Sunday, November 20, 2005

Mexican mainland

I’m now in Nuevo Vallarta at the Paradise Village Marina which is about 4 miles north of Puerto Vallarta on the mainland of Mexico. The trip from Cabo was a bit uncomfortable the first day and night out due to having the wind and swell right on the beam but overall it was a fast passage averaging 140+ miles a day and arriving in PV in 48 hours. Both nights of the passage we had a full moon that rose just at sunset and was still up at sunrise making for enjoyable night watches. Highlights of the trip were only wearing a shirt for a few hours on the entire trip, flying fish and squid on deck, a giant manta ray (10’ wide) jumping clear of the water 6 times in a row and first sea turtle sighting.

The passage was planned so that we would not approach the main land shore in darkness. The plan worked out well and I’m happy I took this precaution as the navigation charts for the mainland are terribly out of date with the original surveys in the late 1800’s and last updated in the early 1960’s (all pre GPS accuracy). When passing by some islands about 25 miles out of Nuevo Vallarta I noted their position to be 1.7 miles different than shown on both my electronic and paper charts. After talking to some old salts at the Yacht club here in Nuevo Vallarta they validated my observations and suggest that some islands are charted up to 5 miles off their actual positions At the moment, the electronic chart plotter shows us several miles inland, doing a position plot on paper yields the same result. I should also mention that the marina does not exist on either medium so we had to find it using the binoculars and then go slow and cross our fingers that we weren’t going to hit some underwater obstruction.

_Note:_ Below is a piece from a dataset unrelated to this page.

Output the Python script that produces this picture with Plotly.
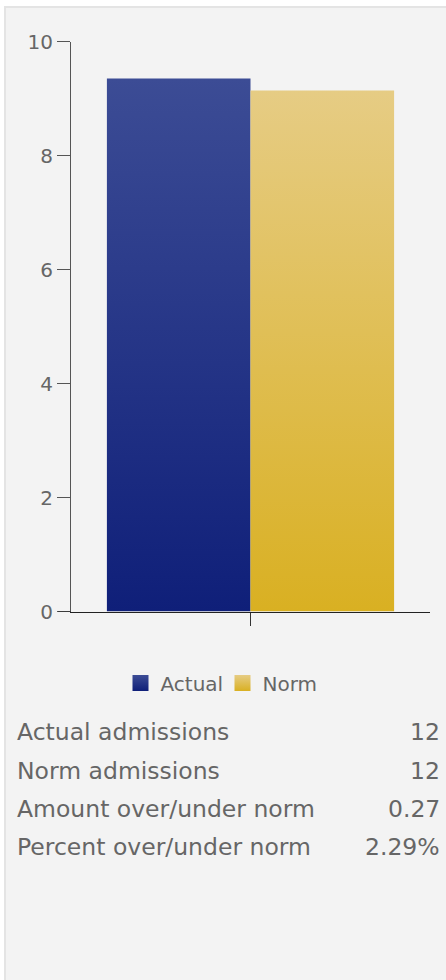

The marina here in Nuevo Vallarta is attached to a really nice hotel and marina guests are welcome to enjoy the hotel amenities including two pools with water slides and water falls, pool volley ball, etc. Casey and I have been hanging out with the sailing instructors from J-World as well as others we’ve meet through the Baja Ha Ha.

PV harbor

Not much detail on the charts and obviously they are not too accurate. Waypoint 05 should be where harbor enterence begins. Posted by Picasa

Friday, November 18, 2005

Charts not so accurate

Radar image shows discrepency between actual location and charted location. I inserted scull and crossbone symbols at the actual island locations. Posted by Picasa

Tuesday, November 15, 2005

Future plans

All of my crew from the Baja Ha Ha are now safely at home the boat is cleaned up, provisioned and ready to head out. Cabo was fun for a few days but it’s hardly Mexico as it’s so overrun with tourists. I've recruited a new crew member whom also sailed in the Baja ha ha rally as crew but wasn’t comfortable with his Skippers skill set. Casey, a professional Canoe guide from Minnesota, is taking some time off to sail around Mexico and I feel lucky to have him on board as he was heavily recruited by many other boats. I signed him on for the next month and possibly longer depending on how things go.

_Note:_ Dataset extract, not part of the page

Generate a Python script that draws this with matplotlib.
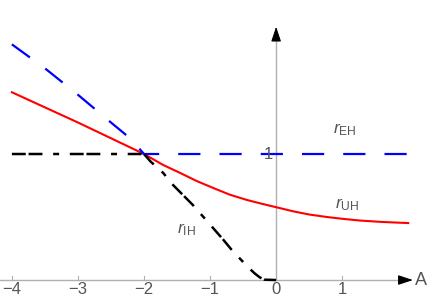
import matplotlib
matplotlib.use("Agg")
import matplotlib.pyplot as plt

plt.rcParams['font.family'] = ['Liberation Sans', 'DejaVu Sans']
plt.rcParams['mathtext.fontset'] = 'custom'
plt.rcParams['mathtext.rm'] = 'Liberation Sans'
plt.rcParams['mathtext.it'] = 'Liberation Sans:italic'
plt.rcParams['lines.scale_dashes'] = False

# r_EH (blue dashed)
a_eh = [-4.0, -3.5, -3.0, -2.5, -2.2, -2.0, 0.0, 2.0]
r_eh = [1.87, 1.68, 1.47, 1.25, 1.12, 1.0, 1.0, 1.0]

# r_UH (red)
a_uh = [-4.0, -3.0, -2.6, -2.0, -1.71, -1.45, -1.2, -0.95, -0.7, -0.44, -0.2,
        0.0, 0.26, 0.5, 0.77, 1.0, 1.27, 1.6, 2.0]
r_uh = [1.49, 1.25, 1.15, 1.0, 0.913, 0.849, 0.785, 0.73, 0.677, 0.635, 0.603,
        0.578, 0.545, 0.52, 0.50, 0.486, 0.472, 0.461, 0.452]

# r_IH (black dash-dot)
a_ih = [-4.0, -2.0, -1.9, -1.71, -1.56, -1.26, -1.1, -0.95, -0.8, -0.65, -0.53,
        -0.42, -0.33, -0.25, -0.18, 0.0]
r_ih = [1.0, 1.0, 0.94, 0.85, 0.754, 0.595, 0.5, 0.41, 0.32, 0.225, 0.16,
        0.1, 0.055, 0.022, 0.003, 0.0]

xticks = [-4, -3, -2, -1, 0, 1]
gray = '#555555'
axis_col = '#b0b0b0'

fig = plt.figure(figsize=(4.36, 3.06), dpi=100)
ax = fig.add_axes([0, 0, 1, 1])
ax.set_xlim(-4.18, 2.42)
ax.set_ylim(-0.206, 2.222)
ax.axis('off')

# axis lines (gray) with black arrow heads
ax.plot([-4.18, 2.0], [0, 0], color=axis_col, lw=1)
ax.plot([0, 0], [0, 1.95], color=axis_col, lw=1)
head = dict(arrowstyle='-|>,head_length=0.9,head_width=0.3', color='black',
            lw=0.8, shrinkA=0, shrinkB=0)
ax.annotate('', xy=(2.07, 0), xytext=(1.95, 0), arrowprops=head)
ax.annotate('', xy=(0, 2.01), xytext=(0, 1.9), arrowprops=head)

for t in xticks:
    if t != 0:
        ax.plot([t, t], [0, 0.03], color=axis_col, lw=0.8)
    lab = '\u2212' + str(abs(t)) if t < 0 else str(t)
    ax.text(t, -0.075, lab, ha='center', va='center', fontsize=12, color=gray)
ax.text(2.2, 0.0, 'A', ha='center', va='center', fontsize=13, color=gray)
ax.text(-0.12, 1.0, '1', ha='center', va='center', fontsize=12, color=gray)

ax.plot(a_uh, r_uh, color='red', lw=1.5)
ax.plot(a_eh, r_eh, color='blue', lw=1.6, linestyle=(0, (16, 13.7)))
ax.plot(a_ih, r_ih, color='black', lw=1.8, linestyle=(0, (10, 2, 10, 7.7, 4.3, 7.7)))

ax.text(0.86, 1.19, r'$r_{\mathrm{EH}}$', fontsize=12.5, color=gray, va='center')
ax.text(0.89, 0.60, r'$r_{\mathrm{UH}}$', fontsize=12.5, color=gray, va='center')
ax.text(-1.5, 0.40, r'$r_{\mathrm{IH}}$', fontsize=12.5, color=gray, va='center')

fig.savefig('out.png', dpi=100)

Tomorrow we will either be heading north up to La Paz to explore the desert islands and do some hiking or sailing south to Puerto Vallarta depending on tomorrows 7AM weather forecast. Strange as it may seem we will be going literally where the wind blows us. I'm really hoping to head north but the two day sailing trip up to the Sea of Cortez this time of year is usually an uncomfortable trip due to strong head winds. If we head South East to Puerto Vallarta it will be 280 NM as a crow flies and since we rarely travel a direct route due to shifting winds. Puerto Vallarta will take around 52 hours non stop. Casey is a good sailor and I’m confident that which ever we choose it will be a safe but exciting adventure.

The air and water here in Cabo are so warm that we run fans in the cabin all day and all night and during the day we only wear shirts when absolutely necessary and swim frequently. The other day we were shopping for provisions and Christmas music was playing as we plodded around in flip flops, shorts and tee shirts… it just didn’t seem right. Provisioning consumed an entire day between finding the items we were looking for in various stores and then making several trips back and forth with the dingy. Today we spent about 5 hours straightening out Casey’s paperwork to get him transferred off his old boat and on to my boat. I call the Bureaucracy the paper work Cha Cha Cha. Every day is a new adventure.